■ **Task details**
Extract each line bearing the word "matplotlib".

Source data:
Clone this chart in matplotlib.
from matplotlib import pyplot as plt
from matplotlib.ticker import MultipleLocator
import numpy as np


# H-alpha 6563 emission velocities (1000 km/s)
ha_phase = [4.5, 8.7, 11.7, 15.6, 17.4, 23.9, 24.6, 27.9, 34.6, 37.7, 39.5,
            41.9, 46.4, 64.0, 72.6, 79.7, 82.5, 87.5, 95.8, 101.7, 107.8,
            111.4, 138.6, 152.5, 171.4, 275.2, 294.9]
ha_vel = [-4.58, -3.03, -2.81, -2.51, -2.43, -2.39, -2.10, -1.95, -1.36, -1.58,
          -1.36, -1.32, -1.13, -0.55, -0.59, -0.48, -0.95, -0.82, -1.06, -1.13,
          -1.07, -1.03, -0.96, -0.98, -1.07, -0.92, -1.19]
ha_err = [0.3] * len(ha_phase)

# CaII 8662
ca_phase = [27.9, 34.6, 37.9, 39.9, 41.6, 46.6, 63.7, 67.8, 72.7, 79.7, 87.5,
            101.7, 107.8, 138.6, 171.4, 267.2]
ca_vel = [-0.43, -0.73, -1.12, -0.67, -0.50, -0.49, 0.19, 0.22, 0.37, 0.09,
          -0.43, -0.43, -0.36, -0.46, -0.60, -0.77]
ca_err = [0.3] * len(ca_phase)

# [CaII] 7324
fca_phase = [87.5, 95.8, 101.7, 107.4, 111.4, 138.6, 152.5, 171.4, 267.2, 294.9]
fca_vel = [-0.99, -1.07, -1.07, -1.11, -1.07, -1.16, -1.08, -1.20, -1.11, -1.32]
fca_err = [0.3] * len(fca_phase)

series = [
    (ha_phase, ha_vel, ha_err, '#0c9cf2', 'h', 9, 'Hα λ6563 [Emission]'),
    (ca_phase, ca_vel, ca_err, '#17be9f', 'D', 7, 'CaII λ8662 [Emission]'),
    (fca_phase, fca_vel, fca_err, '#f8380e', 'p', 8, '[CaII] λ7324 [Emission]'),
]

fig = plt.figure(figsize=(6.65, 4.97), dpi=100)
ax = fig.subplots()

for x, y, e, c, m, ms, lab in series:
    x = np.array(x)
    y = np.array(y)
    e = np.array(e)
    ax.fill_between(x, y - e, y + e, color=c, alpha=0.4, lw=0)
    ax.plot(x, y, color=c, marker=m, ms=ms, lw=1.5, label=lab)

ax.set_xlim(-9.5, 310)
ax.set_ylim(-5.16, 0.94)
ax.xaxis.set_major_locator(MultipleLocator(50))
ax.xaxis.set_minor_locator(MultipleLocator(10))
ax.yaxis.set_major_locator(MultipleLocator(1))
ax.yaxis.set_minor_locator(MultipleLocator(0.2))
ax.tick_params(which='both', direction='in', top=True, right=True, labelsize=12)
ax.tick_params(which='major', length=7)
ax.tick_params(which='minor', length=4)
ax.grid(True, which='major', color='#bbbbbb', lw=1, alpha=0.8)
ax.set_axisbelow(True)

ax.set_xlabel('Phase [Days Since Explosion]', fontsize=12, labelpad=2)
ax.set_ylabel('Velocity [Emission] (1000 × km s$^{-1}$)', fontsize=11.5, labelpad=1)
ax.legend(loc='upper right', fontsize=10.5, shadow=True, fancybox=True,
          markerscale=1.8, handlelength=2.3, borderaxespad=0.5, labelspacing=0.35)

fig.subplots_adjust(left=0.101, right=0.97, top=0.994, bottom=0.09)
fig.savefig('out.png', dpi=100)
==
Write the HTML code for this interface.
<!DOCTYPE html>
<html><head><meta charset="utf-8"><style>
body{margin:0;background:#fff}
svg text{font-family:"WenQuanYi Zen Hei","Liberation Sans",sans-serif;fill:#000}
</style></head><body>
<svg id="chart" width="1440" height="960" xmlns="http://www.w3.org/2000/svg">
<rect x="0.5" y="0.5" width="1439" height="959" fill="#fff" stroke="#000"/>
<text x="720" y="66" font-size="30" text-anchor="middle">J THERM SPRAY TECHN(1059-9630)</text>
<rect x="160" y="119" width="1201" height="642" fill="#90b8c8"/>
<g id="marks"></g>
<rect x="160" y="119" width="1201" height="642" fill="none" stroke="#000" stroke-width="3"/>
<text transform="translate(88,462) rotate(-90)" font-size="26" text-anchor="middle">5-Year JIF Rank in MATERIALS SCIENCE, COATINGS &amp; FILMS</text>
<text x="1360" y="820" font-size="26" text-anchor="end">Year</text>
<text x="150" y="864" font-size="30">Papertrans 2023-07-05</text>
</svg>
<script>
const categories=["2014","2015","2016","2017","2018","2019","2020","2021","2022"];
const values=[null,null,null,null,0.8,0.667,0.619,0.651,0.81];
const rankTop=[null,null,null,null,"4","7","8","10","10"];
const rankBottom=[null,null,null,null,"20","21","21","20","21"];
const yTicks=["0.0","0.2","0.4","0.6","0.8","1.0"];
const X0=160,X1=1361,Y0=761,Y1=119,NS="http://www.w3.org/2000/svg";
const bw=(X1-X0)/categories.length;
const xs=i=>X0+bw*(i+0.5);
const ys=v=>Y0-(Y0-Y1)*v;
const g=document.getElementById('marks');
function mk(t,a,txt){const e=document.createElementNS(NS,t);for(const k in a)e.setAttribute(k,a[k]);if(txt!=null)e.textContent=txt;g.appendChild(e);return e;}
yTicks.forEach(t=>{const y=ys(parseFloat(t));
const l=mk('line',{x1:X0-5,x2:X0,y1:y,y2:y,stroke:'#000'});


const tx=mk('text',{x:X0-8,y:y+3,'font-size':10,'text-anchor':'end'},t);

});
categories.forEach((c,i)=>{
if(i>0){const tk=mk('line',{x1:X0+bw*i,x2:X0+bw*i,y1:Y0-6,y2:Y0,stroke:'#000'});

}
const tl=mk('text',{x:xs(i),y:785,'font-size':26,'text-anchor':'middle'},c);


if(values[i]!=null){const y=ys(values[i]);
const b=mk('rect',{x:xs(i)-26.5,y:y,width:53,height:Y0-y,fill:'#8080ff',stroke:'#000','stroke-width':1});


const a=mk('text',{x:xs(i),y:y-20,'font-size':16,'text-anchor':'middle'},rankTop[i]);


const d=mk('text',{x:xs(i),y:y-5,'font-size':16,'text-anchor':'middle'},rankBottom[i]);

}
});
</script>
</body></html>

■ **Task response**
Clone this chart in matplotlib.
from matplotlib import pyplot as plt
from matplotlib.ticker import MultipleLocator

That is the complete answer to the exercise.